La vida está en otra parte, lejos de la universidad. En esas historias de gente que abandona «su» vida por causas que merecen varias vidas de esfuerzo:como aquella mujer (y yo no he sido testigo, lo he escuchado por NPR) que desde un pequeño departamento en uno de los barrios más podridos de Washington DC empieza a generar un cambio dirigiendo los recursos de la ciudad hacia sus vecinos mini empresarios, en calles donde la cocaína es para unos lo que para mí es mi batido proteico con sabor a cafe con bananas antes de irme a enseñar todas las mañanas

 

Eso está mal. Deberían pasar muchas más cosas en una universidad neoyorquina. Deberíamos tener miedo a convertirnos en isla y a olvidarnos de todos los salvavidas que tuvimos que agarrar para llegar hasta aquí, de nuestra obligación como maestros: abrir cabezas, quitar vendas de los ojos.

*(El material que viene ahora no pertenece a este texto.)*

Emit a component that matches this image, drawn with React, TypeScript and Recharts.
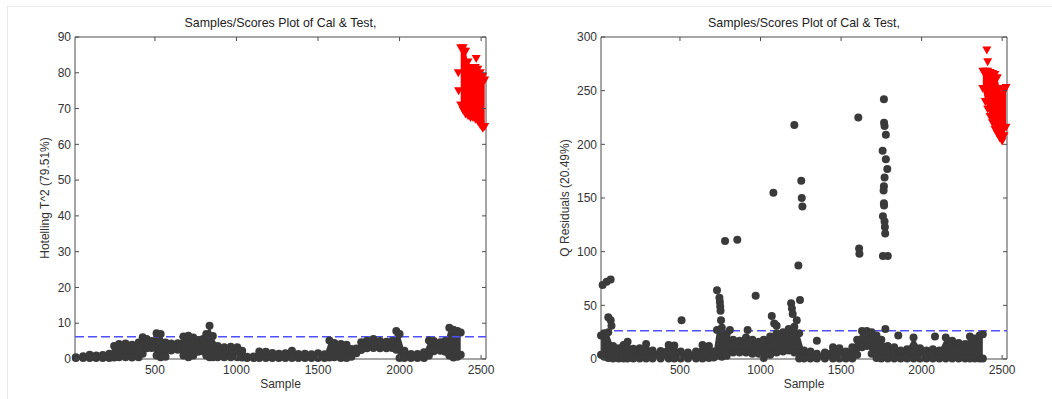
import React from 'react';
import {
  ComposedChart,
  XAxis,
  YAxis,
  Scatter,
  Area,
  ReferenceLine,
  ReferenceArea,
  Label,
} from 'recharts';

const FONT = '"Liberation Sans", Arial, Helvetica, sans-serif';
const INK = '#3a3a3a';
const AXIS = '#4d4d4d';
const TEST_RED = '#ff0000';
const LIMIT_BLUE = '#4f4fff';

const sampleTicks = [500, 1000, 1500, 2000, 2500];
const t2Ticks = [0, 10, 20, 30, 40, 50, 60, 70, 80, 90];
const qTicks = [0, 50, 100, 150, 200, 250, 300];

// Hotelling T^2 - calibration band (upper / lower edge of the marker cloud)
const t2CalX = [
  15, 60, 100, 140, 180, 220, 250, 280, 320, 360, 400, 425, 450, 480, 510, 535, 565, 600, 640, 675,
  705, 735, 765, 795, 815, 835, 855, 885, 925, 965, 1005, 1035, 1065, 1105, 1140, 1180, 1220, 1260,
  1300, 1340, 1380, 1420, 1460, 1500, 1540, 1570, 1600, 1640, 1675, 1705, 1735, 1765, 1800, 1840,
  1880, 1920, 1955, 1980, 2000, 2030, 2070, 2110, 2150, 2180, 2210, 2250, 2280, 2305, 2330, 2355, 2375,
];
const t2CalHigh = [
  0.5, 0.8, 1.2, 1.0, 1.1, 1.5, 3.6, 4.2, 4.3, 4.0, 4.6, 6.1, 5.6, 5.0, 7.2, 7.0, 4.6, 4.3, 4.4, 6.3,
  6.5, 6.0, 5.3, 5.6, 7.0, 9.3, 6.4, 3.6, 3.3, 3.4, 3.3, 2.3, 0.6, 0.7, 2.1, 2.0, 1.7, 1.5,
  1.6, 2.3, 1.4, 1.5, 1.3, 1.6, 1.3, 5.2, 4.5, 4.2, 4.0, 2.8, 2.9, 4.7, 5.1, 5.6,
  5.0, 4.8, 5.0, 7.8, 7.0, 2.3, 1.4, 1.4, 1.9, 5.2, 5.0, 4.7, 5.0, 8.7, 8.2, 7.8, 7.4,
];
const t2CalLow = [
  0.3, 0.3, 0.3, 0.3, 0.3, 0.3, 0.4, 0.5, 0.5, 0.4, 0.5, 1.5, 3.0, 3.1, 1.0, 0.5, 0.6, 2.4, 2.6, 1.0,
  0.5, 1.0, 2.0, 2.2, 1.0, 0.5, 0.5, 0.5, 0.5, 0.5, 0.5, 0.4, 0.3, 0.3, 0.3, 0.3, 0.3, 0.3,
  0.3, 0.3, 0.3, 0.3, 0.3, 0.3, 0.3, 0.4, 0.5, 0.3, 0.3, 0.6, 1.6, 2.5, 3.0, 3.1,
  3.0, 3.0, 3.1, 2.6, 0.3, 0.3, 0.3, 0.3, 0.3, 1.0, 2.2, 2.3, 2.0, 1.0, 0.4, 0.6, 1.2,
];
const t2CalOutliers: [number, number][] = [];

// Hotelling T^2 - test samples
const t2TestX = [2375, 2390, 2405, 2420, 2435, 2450, 2465, 2480, 2495, 2510, 2522];
const t2TestHigh = [87, 87, 86, 83, 81.5, 81.5, 81.5, 81, 80, 79, 78];
const t2TestLow = [71, 69.5, 68.5, 68, 67.5, 67.5, 67, 66.5, 65.5, 64.5, 65];
const t2TestExtra: [number, number][] = [[2470, 84], [2395, 86], [2360, 80], [2362, 75]];
const t2Limit = 6.2;

// Q residuals - calibration band
const qCalX = [
  10, 30, 55, 85, 120, 150, 175, 210, 250, 290, 330, 380, 430, 465, 505, 550, 600, 640, 680, 710,
  730, 760, 790, 830, 870, 910, 950, 990, 1020, 1060, 1100, 1140, 1175, 1210, 1240, 1270, 1310, 1350,
  1400, 1450, 1490, 1530, 1570, 1600, 1630, 1660, 1690, 1720, 1750, 1790, 1830, 1870, 1910, 1950,
  1990, 2030, 2070, 2110, 2150, 2190, 2230, 2270, 2300, 2330, 2360, 2380,
];
const qCalHigh = [
  22, 24, 25, 12, 10, 13, 16, 9.5, 10, 14, 8, 7.5, 13, 12.5, 7, 6, 7, 13, 12, 7,
  27, 29, 23, 18, 17, 20, 18, 16, 18, 21, 24, 25, 28, 30, 24, 8, 7, 5,
  6, 11, 10, 7, 11, 18, 26, 26, 25, 22, 18, 12, 11, 8, 9, 20,
  10, 8, 9, 8, 20, 17, 15, 14, 21, 19, 22, 23,
];
const qCalLow = [
  4, 2, 1, 0.5, 0.5, 0.5, 0.5, 0.5, 0.5, 0.5, 0.5, 0.5, 0.5, 0.5, 0.5, 0.5, 0.5, 0.5, 1, 1.5,
  3, 2, 3, 6, 6, 6, 5, 5, 1, 4, 6, 7, 8, 6, 0.5, 0.5, 0.5, 0.5,
  0.5, 0.5, 0.5, 0.5, 0.5, 4, 11, 12, 5, 1, 0.5, 0.5, 0.5, 0.5, 0.5, 0.5,
  0.5, 0.5, 0.5, 0.5, 0.5, 0.5, 0.5, 0.5, 0.5, 0.5, 0.5, 0.5,
];
const qCalOutliers: [number, number][] = [
  [20, 69], [45, 72], [70, 74], [55, 39], [70, 36], [75, 31], [510, 36],
  [730, 64], [745, 57], [748, 53], [750, 49], [752, 45], [755, 36], [780, 110], [810, 27],
  [856, 111], [920, 27], [970, 59], [1070, 40], [1080, 155], [1085, 33], [1100, 31],
  [1190, 52], [1195, 47], [1200, 42], [1210, 218], [1225, 36], [1235, 87], [1245, 55],
  [1253, 166], [1256, 150], [1260, 142], [1350, 17], [1607, 225], [1612, 103], [1614, 98],
  [1766, 242], [1767, 220], [1770, 217], [1778, 209], [1758, 194], [1778, 186], [1787, 177],
  [1770, 169], [1766, 161], [1764, 157], [1766, 145], [1767, 143], [1760, 133], [1770, 128],
  [1772, 123], [1774, 117], [1760, 96], [1790, 96], [1775, 28], [1855, 22], [2083, 21],
];

// Q residuals - test samples
const qTestX = [2380, 2395, 2410, 2425, 2440, 2455, 2470, 2485, 2500, 2512, 2524];
const qTestHigh = [268, 268, 268, 267, 266, 265, 262, 252, 247, 250, 253];
const qTestLow = [252, 240, 233, 226, 220, 214, 210, 206, 203, 208, 216];
const qTestExtra: [number, number][] = [[2405, 288], [2410, 277]];
const qLimit = 26.4;

const X_DOMAIN: [number, number] = [10, 2530];
const PLOT_TOP = 37;
const PLOT_BOTTOM = 359;
const CHART_H = 399;
const X_AXIS_H = 34;

const Dot = (p: any) => <circle cx={p.cx} cy={p.cy} r={4} fill={INK} />;
const DownTriangle = (p: any) => (
  <polygon
    points={`${p.cx - 4.5},${p.cy - 3.5} ${p.cx + 4.5},${p.cy - 3.5} ${p.cx},${p.cy + 4.5}`}
    fill={TEST_RED}
  />
);

const makeXTick = (top: number, bottom: number) => (p: any) => (
  <g>
    <line x1={p.x} x2={p.x} y1={bottom} y2={bottom - 4} stroke={AXIS} />
    <line x1={p.x} x2={p.x} y1={top} y2={top + 4} stroke={AXIS} />
    <text x={p.x} y={p.y} dy="0.71em" textAnchor="middle" fontSize={12} fill="#333" fontFamily={FONT}>
      {p.payload.value}
    </text>
  </g>
);

const makeYTick = (left: number, right: number) => (p: any) => (
  <g>
    <line x1={left} x2={left + 4} y1={p.y} y2={p.y} stroke={AXIS} />
    <line x1={right} x2={right - 4} y1={p.y} y2={p.y} stroke={AXIS} />
    <text x={p.x} y={p.y} dy="0.355em" textAnchor="end" fontSize={12} fill="#333" fontFamily={FONT}>
      {p.payload.value}
    </text>
  </g>
);

type PanelProps = {
  left: number;
  width: number;
  plotLeft: number;
  plotRight: number;
  yAxisWidth: number;
  yMax: number;
  yTicks: number[];
  yLabel: string;
  limit: number;
  calX: number[];
  calHigh: number[];
  calLow: number[];
  calOutliers: [number, number][];
  testX: number[];
  testHigh: number[];
  testLow: number[];
  testExtra: [number, number][];
};

const Panel: React.FC<PanelProps> = ({
  left,
  width,
  plotLeft,
  plotRight,
  yAxisWidth,
  yMax,
  yTicks,
  yLabel,
  limit,
  calX,
  calHigh,
  calLow,
  calOutliers,
  testX,
  testHigh,
  testLow,
  testExtra,
}) => {
  const rows = [
    ...calX.map((x, i) => ({ x, cal: [calLow[i], calHigh[i]] })),
    ...testX.map((x, i) => ({ x, test: [testLow[i], testHigh[i]] })),
  ];
  const calPoints = [
    ...calX.map((x, i) => ({ x, y: calHigh[i] })),
    ...calX.map((x, i) => ({ x, y: calLow[i] })),
    ...calOutliers.map(([x, y]) => ({ x, y })),
  ];
  const testPoints = [
    ...testX.map((x, i) => ({ x, y: testHigh[i] })),
    ...testX.map((x, i) => ({ x, y: testLow[i] })),
    ...testExtra.map(([x, y]) => ({ x, y })),
  ];

  return (
    <div style={{ position: 'absolute', left, top: 0, width, height: CHART_H }}>
      <div
        style={{
          position: 'absolute',
          left: plotLeft - 150,
          width: plotRight - plotLeft + 300,
          top: 16,
          textAlign: 'center',
          fontSize: 12.4,
          lineHeight: '14px',
          color: '#222',
          fontFamily: FONT,
        }}
      >
        Samples/Scores Plot of Cal &amp; Test,
      </div>
      <ComposedChart
        width={width}
        height={CHART_H}
        data={rows}
        margin={{
          top: PLOT_TOP,
          right: width - plotRight,
          left: plotLeft - yAxisWidth,
          bottom: CHART_H - PLOT_BOTTOM - X_AXIS_H,
        }}
      >
        <XAxis
          type="number"
          dataKey="x"
          domain={X_DOMAIN}
          ticks={sampleTicks}
          interval={0}
          height={X_AXIS_H}
          axisLine={false}
          tickLine={false}
          tickSize={0}
          tickMargin={6}
          tick={makeXTick(PLOT_TOP, PLOT_BOTTOM)}
        >
          <Label value="Sample" position="insideBottom" offset={5} fontSize={12} fill="#333" fontFamily={FONT} />
        </XAxis>
        <YAxis
          type="number"
          domain={[0, yMax]}
          ticks={yTicks}
          interval={0}
          width={yAxisWidth}
          axisLine={false}
          tickLine={false}
          tickSize={0}
          tickMargin={4}
          tick={makeYTick(plotLeft, plotRight)}
        >
          <Label value={yLabel} angle={-90} position="center" fontSize={12} fill="#333" fontFamily={FONT} />
        </YAxis>
        <Area
          type="linear"
          dataKey="cal"
          stroke="none"
          fill={INK}
          fillOpacity={1}
          isAnimationActive={false}
        />
        <Scatter data={calPoints} dataKey="y" shape={Dot} isAnimationActive={false} />
        <Area
          type="linear"
          dataKey="test"
          stroke="none"
          fill={TEST_RED}
          fillOpacity={1}
          isAnimationActive={false}
        />
        <Scatter data={testPoints} dataKey="y" shape={DownTriangle} isAnimationActive={false} />
        <ReferenceLine y={limit} stroke={LIMIT_BLUE} strokeWidth={1.5} strokeDasharray="9 4" />
        <ReferenceArea
          x1={X_DOMAIN[0]}
          x2={X_DOMAIN[1]}
          y1={0}
          y2={yMax}
          fill="none"
          fillOpacity={0}
          stroke={AXIS}
          strokeWidth={1}
        />
      </ComposedChart>
    </div>
  );
};

export default function App() {
  return (
    <div
      style={{
        position: 'absolute',
        left: 0,
        top: 0,
        width: 1052,
        height: 399,
        background: '#fff',
        overflow: 'hidden',
        fontFamily: FONT,
      }}
    >
      <div
        style={{
          position: 'absolute',
          left: 7,
          top: 6,
          right: 0,
          bottom: 0,
          borderTop: '1px solid #e9e9e9',
          borderLeft: '1px solid #e9e9e9',
        }}
      />
      <Panel
        left={0}
        width={520}
        plotLeft={75}
        plotRight={486}
        yAxisWidth={60}
        yMax={90}
        yTicks={t2Ticks}
        yLabel="Hotelling T^2 (79.51%)"
        limit={t2Limit}
        calX={t2CalX}
        calHigh={t2CalHigh}
        calLow={t2CalLow}
        calOutliers={t2CalOutliers}
        testX={t2TestX}
        testHigh={t2TestHigh}
        testLow={t2TestLow}
        testExtra={t2TestExtra}
      />
      <Panel
        left={520}
        width={532}
        plotLeft={81}
        plotRight={487}
        yAxisWidth={72}
        yMax={300}
        yTicks={qTicks}
        yLabel="Q Residuals (20.49%)"
        limit={qLimit}
        calX={qCalX}
        calHigh={qCalHigh}
        calLow={qCalLow}
        calOutliers={qCalOutliers}
        testX={qTestX}
        testHigh={qTestHigh}
        testLow={qTestLow}
        testExtra={qTestExtra}
      />
    </div>
  );
}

Nuestra misión no puede ser que tú y yo nos paguemos un iPad, una casa, un viaje en crucero por el Caribe, una buena pensión para terminar nuestros día mirando el río desde el hospicio. No. Hay que organizar revoluciones. Hay que exterminar el conformismo. Hay que patear un par de potos muy cómodos, empezando por el nuestro.